Description of the task: Begin with the line holding "Output the Python", end with the line holding "import seaborn as sns", and repeat every line in between exactly, without pictures.

Source material:
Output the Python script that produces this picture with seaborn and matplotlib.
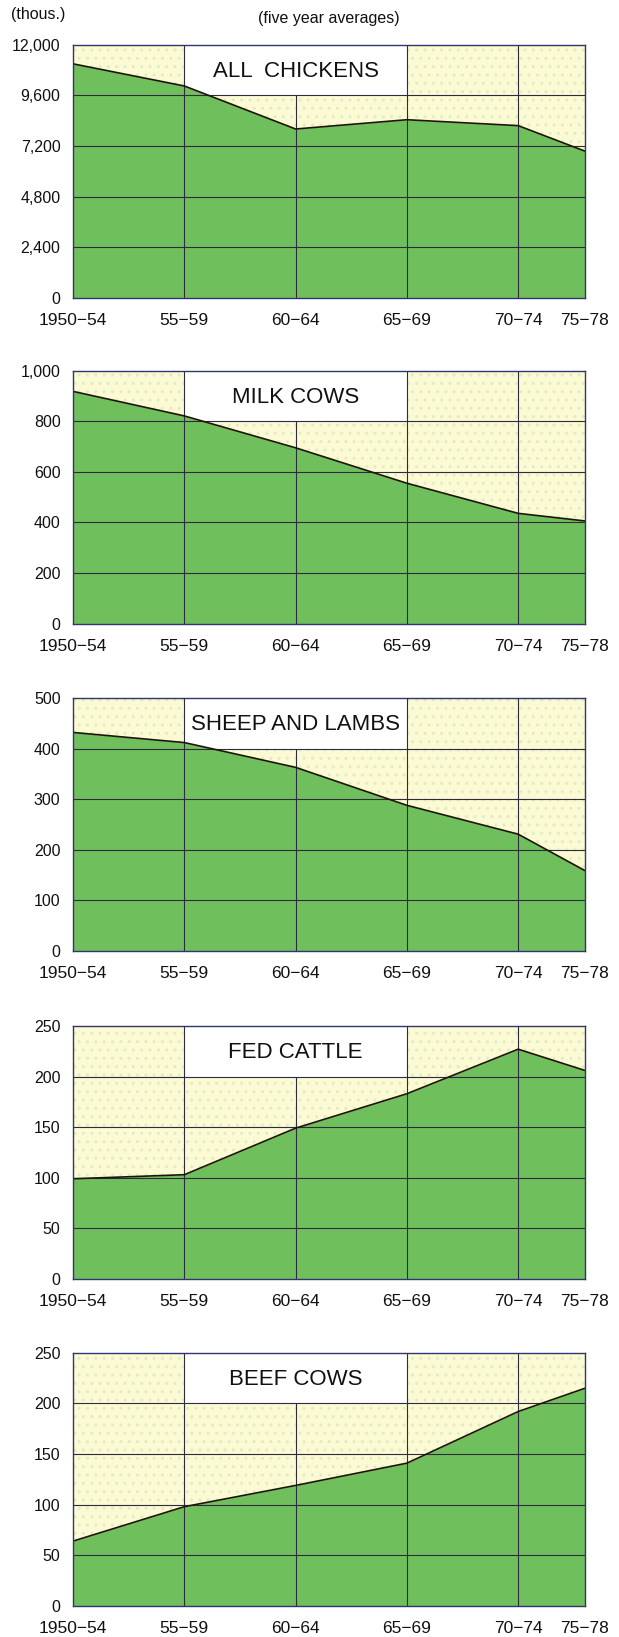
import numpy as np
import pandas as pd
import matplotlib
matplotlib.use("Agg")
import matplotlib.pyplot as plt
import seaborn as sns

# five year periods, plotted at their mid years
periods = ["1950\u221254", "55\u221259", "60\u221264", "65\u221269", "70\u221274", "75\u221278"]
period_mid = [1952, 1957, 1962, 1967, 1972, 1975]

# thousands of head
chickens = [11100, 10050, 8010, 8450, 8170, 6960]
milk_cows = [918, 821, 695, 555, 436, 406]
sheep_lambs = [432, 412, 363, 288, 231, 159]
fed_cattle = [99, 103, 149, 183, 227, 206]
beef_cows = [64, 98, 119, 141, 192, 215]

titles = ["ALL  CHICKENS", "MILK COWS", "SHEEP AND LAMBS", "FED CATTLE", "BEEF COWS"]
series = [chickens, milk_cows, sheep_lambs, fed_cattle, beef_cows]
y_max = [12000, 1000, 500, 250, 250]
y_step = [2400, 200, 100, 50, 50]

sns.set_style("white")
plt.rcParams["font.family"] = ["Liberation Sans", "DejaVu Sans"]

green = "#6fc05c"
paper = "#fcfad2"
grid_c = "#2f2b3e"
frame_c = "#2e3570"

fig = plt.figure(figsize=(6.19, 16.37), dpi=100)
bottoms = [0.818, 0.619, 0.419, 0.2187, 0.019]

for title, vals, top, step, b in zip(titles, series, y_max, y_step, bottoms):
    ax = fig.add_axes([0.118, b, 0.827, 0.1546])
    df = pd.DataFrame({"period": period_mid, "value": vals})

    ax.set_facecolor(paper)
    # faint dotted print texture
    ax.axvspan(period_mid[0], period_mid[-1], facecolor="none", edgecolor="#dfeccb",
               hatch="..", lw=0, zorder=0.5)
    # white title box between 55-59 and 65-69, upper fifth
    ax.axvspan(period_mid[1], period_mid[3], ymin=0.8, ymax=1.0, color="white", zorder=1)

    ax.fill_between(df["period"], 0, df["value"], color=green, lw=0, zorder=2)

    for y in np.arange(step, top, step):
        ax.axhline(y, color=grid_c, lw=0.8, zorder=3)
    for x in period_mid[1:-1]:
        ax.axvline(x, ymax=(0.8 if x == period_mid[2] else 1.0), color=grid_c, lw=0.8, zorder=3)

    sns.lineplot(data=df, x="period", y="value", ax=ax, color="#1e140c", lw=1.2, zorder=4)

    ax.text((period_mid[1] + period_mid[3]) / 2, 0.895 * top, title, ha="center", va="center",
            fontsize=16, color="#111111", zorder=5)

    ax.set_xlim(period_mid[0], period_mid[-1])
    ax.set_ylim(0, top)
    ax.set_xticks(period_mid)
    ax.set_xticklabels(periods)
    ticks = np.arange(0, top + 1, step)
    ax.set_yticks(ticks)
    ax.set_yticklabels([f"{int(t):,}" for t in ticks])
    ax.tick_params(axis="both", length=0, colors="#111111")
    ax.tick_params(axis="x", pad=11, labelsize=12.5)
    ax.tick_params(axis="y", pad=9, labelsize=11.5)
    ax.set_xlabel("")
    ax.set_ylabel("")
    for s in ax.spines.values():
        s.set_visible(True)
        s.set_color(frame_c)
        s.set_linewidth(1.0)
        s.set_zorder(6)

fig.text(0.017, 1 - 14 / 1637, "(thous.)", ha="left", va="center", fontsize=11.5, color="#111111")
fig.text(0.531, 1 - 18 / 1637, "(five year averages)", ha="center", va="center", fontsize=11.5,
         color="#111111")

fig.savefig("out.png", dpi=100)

* * *

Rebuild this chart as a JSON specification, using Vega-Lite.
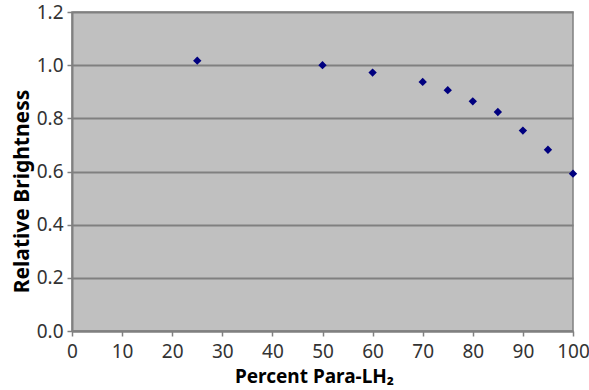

Answer to this task:
Output the Python script that produces this picture with seaborn and matplotlib.
import numpy as np
import pandas as pd
import matplotlib
matplotlib.use("Agg")
import matplotlib.pyplot as plt
import seaborn as sns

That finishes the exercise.